I tried to block them out as best I could, watching the goings on out my exit row window. Soon I could see us enter the penalty box and I knew something was up. Sure enough, we came to a stop and the engines shut down. The captain came on the PA and informed us that air traffic control (ATC) had given us a ground hold due to weather and needing to space out incoming aircraft to SFO. We would be delayed for an hour, however, that can often be altered and we could be taking off sooner. Not on this trip. We'd be there for the full hour and I'd be listening to Mr. Sir and his wife complain and make calls altering their hotel and rental car agreements.

Mr. Sir now blamed Airline for this delay. I wanted to turn around to inform him that an ATC delay had nothing to do with airline, but I knew that would be futile and would most likely only enrage him further. I kept silent and just listened. I didn't want to, but his voice was so loud. “Airline should buy all our drinks for this kind of delay.” he demanded.

The flight attendant made an announcement that due to the delay, the satellite TV system would be complimentary. Soon, it was determined that several TVs were not working properly, so the system was re-set. The re-set did little good and from my seat I could see there were a few not working. I quickly found out that Mr. Sir's was among these. Of course he complained again, “What a great airline, they promise free TV for everyone, but not us.”

When the hour was up we were quickly racing down the runway and alighted from Dulles Airport. The complaints came to an end. When the drink cart arrived to his seat, he ordered 2 rums and 2 Baileys. The flight attendant kept to company regulations, telling Mr. Sir that we are only allowed to serve one drink at a time. While an actual company policy at Airline, it's one mostly ignored by flight attendants. Mr. Sir acquiesced and then, the flight attendant made my day by charging him.

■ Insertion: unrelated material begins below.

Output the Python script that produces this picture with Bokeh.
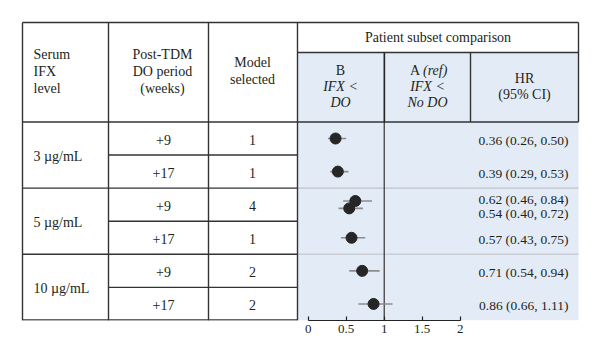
from bokeh.plotting import figure
from bokeh.models import Range1d, LinearAxis, FixedTicker, ColumnDataSource
from bokeh.core.properties import value
from bokeh.embed import file_html
from bokeh.resources import INLINE

# ---------------- data ----------------
serum_levels = ["3 µg/mL", "5 µg/mL", "10 µg/mL"]
do_periods = ["+9", "+17", "+9", "+17", "+9", "+17"]
models_selected = ["1", "1", "4", "1", "2", "2"]
est_row = [0, 1, 2, 2, 3, 4, 5]          # table row of each estimate
hr = [0.36, 0.39, 0.62, 0.54, 0.57, 0.71, 0.86]
ci_low = [0.26, 0.29, 0.46, 0.40, 0.43, 0.54, 0.66]
ci_high = [0.50, 0.53, 0.84, 0.72, 0.75, 0.94, 1.11]
ref_hr = 1.0
axis_ticks = [0, 0.5, 1, 1.5, 2]
axis_tick_labels = ["0", "0.5", "1", "1.5", "2"]

# ---------------- layout (page pixel coordinates) ----------------
FONT = value("Liberation Serif")
TXT = "#231f20"
LINE = "#333333"
BLUE = "#e3ecf6"
X_L, X_C1, X_C2, X_C3, X_C4, X_C5, X_R = 22, 108, 208, 297, 384, 470, 578
Y_T, Y_SUB, Y_H = 22, 52, 121.5
ROW_H = 33.1
N_ROWS = len(do_periods)
Y_B = Y_H + ROW_H * N_ROWS
AX0_PX, PX_PER_UNIT = 307.7, 76.0
OFF = 0

W, H = 584, 344
p = figure(width=W, height=H, output_backend="svg", toolbar_location=None,
           x_range=Range1d(OFF, OFF + W), y_range=Range1d(Y_B, OFF),
           x_axis_location=None, y_axis_location=None)
p.min_border = 0
p.min_border_bottom = int(round(OFF + H - Y_B))
p.outline_line_color = None
p.grid.visible = False
p.background_fill_color = "white"
p.border_fill_color = "white"
p.extra_x_ranges = {"hr": Range1d((OFF - AX0_PX) / PX_PER_UNIT, (OFF + W - AX0_PX) / PX_PER_UNIT)}

# blue panel
p.quad(left=[X_C3], right=[X_R], top=[Y_SUB], bottom=[Y_B], fill_color=BLUE, line_color=None)

row_top = [Y_H + i * ROW_H for i in range(N_ROWS + 1)]
row_mid = [Y_H + (i + 0.5) * ROW_H for i in range(N_ROWS)]

# gray group separators in the blue panel
grp_lines = [row_top[2 * g] for g in range(1, len(serum_levels))]
p.segment(x0=[X_C3] * len(grp_lines), x1=[X_R] * len(grp_lines), y0=grp_lines, y1=grp_lines,
          line_color="#c9ced4", line_width=1.6)

# table lines
x0s, x1s, y0s, y1s = [], [], [], []
def seg(a, b, c, d):
    x0s.append(a); y0s.append(b); x1s.append(c); y1s.append(d)
seg(X_L, Y_T, X_R, Y_T)
seg(X_L, Y_T, X_L, Y_B)
for xc in (X_C1, X_C2, X_C3):
    seg(xc, Y_T, xc, Y_B)
seg(X_R, Y_T, X_R, Y_H)
seg(X_C3, Y_SUB, X_R, Y_SUB)
seg(X_C4, Y_SUB, X_C4, Y_H)
seg(X_C5, Y_SUB, X_C5, Y_H)
seg(X_L, Y_H, X_R, Y_H)
for i in range(1, N_ROWS):
    seg(X_L if i % 2 == 0 else X_C1, row_top[i], X_C3, row_top[i])
seg(X_L, Y_B - 0.5, X_C3, Y_B - 0.5)
p.segment(x0=x0s, x1=x1s, y0=y0s, y1=y1s, line_color=LINE, line_width=1.4)

# reference line at HR = 1
p.segment(x0=[ref_hr], x1=[ref_hr], y0=[Y_SUB], y1=[Y_B], line_color="#222222",
          line_width=1.1, x_range_name="hr")

def txt(xs, ys, ts, size="14px", align="center", style="normal"):
    p.text(x=xs, y=ys, text=ts, text_font=FONT, text_font_size=size, text_align=align,
           text_baseline="middle", text_color=TXT, text_font_style=style)

# header texts
def lines_at(xc, yc, lines, lh, align="center", style="normal"):
    n = len(lines)
    ys = [yc + (k - (n - 1) / 2) * lh for k in range(n)]
    txt([xc] * n, ys, lines, align=align, style=style)

lines_at(33, 71, ["Serum", "IFX", "level"], 17, align="left")
lines_at(162, 71, ["Post-TDM", "DO period", "(weeks)"], 17)
lines_at(252, 70.5, ["Model", "selected"], 17)
txt([(X_C3 + X_R) / 2], [37], ["Patient subset comparison"])
txt([340], [70], ["B"])
txt([340, 340], [86, 102], ["IFX <", "DO"], style="italic")
txt([419.5], [70], ["A"], align="right")
txt([422.5], [70], ["(ref)"], align="left", style="italic")
txt([427, 427], [86, 102], ["IFX <", "No DO"], style="italic")
txt([524, 524], [78, 94], ["HR", "(95% CI)"])

# table body
DY = 1.5
grp_mid = [(row_top[2 * g] + row_top[2 * g + 2]) / 2 + DY for g in range(len(serum_levels))]
txt([33] * len(serum_levels), grp_mid, serum_levels, align="left")
txt([163] * N_ROWS, [m + DY for m in row_mid], do_periods)
txt([252] * N_ROWS, [m + DY for m in row_mid], models_selected)

# forest estimates
dot_y, lab_y = [], []
for k, r in enumerate(est_row):
    same = [j for j, rr in enumerate(est_row) if rr == r]
    off = same.index(k) - (len(same) - 1) / 2
    dot_y.append(row_mid[r] + off * 7.4)
    lab_y.append(row_mid[r] + DY + off * 14)
labels = [f"{h:.2f} ({l:.2f}, {u:.2f})" for h, l, u in zip(hr, ci_low, ci_high)]
src = ColumnDataSource(dict(hr=hr, lo=ci_low, hi=ci_high, y=dot_y))
p.segment(x0="lo", x1="hi", y0="y", y1="y", source=src, line_color="#8c8c8c",
          line_width=1.6, x_range_name="hr")
p.scatter(x="hr", y="y", source=src, size=11, fill_color="#262626", line_color="#262626",
          x_range_name="hr")
txt([568] * len(labels), lab_y, labels, size="13.5px", align="right")

# HR axis
ax = LinearAxis(x_range_name="hr", bounds=(0, 2), ticker=FixedTicker(ticks=axis_ticks),
                major_tick_in=4, major_tick_out=0, minor_tick_line_color=None,
                axis_line_color="#222222", major_tick_line_color="#222222",
                axis_line_width=1.2, major_tick_line_width=1.2,
                major_label_standoff=4, major_label_text_font="Liberation Serif",
                major_label_text_font_size="13px", major_label_text_color=TXT,
                major_label_overrides={t: s for t, s in zip(axis_ticks, axis_tick_labels)})
p.add_layout(ax, "below")

open("out.html", "w").write(file_html(p, INLINE))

It was later, in flight, when hanging out in the galley, when I found out about Mr. Sir's attitude when boarding the plane and I also heard that he was the only one they charged for alcohol on the first round of drinks. So it's true, bees really do get more honey with sugar!

About 3 hours into the flight, his wife starts bumping my seat at regular intervals; slamming into it, pushing the seatback forward, bumping it. It began driving me insane. It would let up for about 10 minutes, then start again. Finally, at wit's end and fearing for what I was about to start, I undid my seat belt and turned to face his wife. I smiled and I politely asked, “Is everything OK?” “Who me?” she asked. “Yeah, there seems to be something wrong and I thought I'd check to see if you're OK. You keep hitting the back of my seat. Can I get you anything?” She said she was about to go berserk and was ready to get off this airplane, and Mr. Sir interjected that it had been a very long day. I casually glanced at him and then back to her, “Well, let me know if I can get you anything. We've got about 40 minutes left of flying time and we'll be on the ground soon.” She thanked me and I took my seat happy that it went so well and that I decided not to change out of uniform for the flight.

Finally, we arrived at our gate in San Francisco. As his wife apologized to me for the seat, Mr. Sir scolded another passenger for not knowing how to deplane, “You're supposed to wait for the people ahead of you to get out first!” At least this infraction kept his attention from me, as I had about reached my limits with his attitude. Welcome to SF, Mr. Sir, and good luck!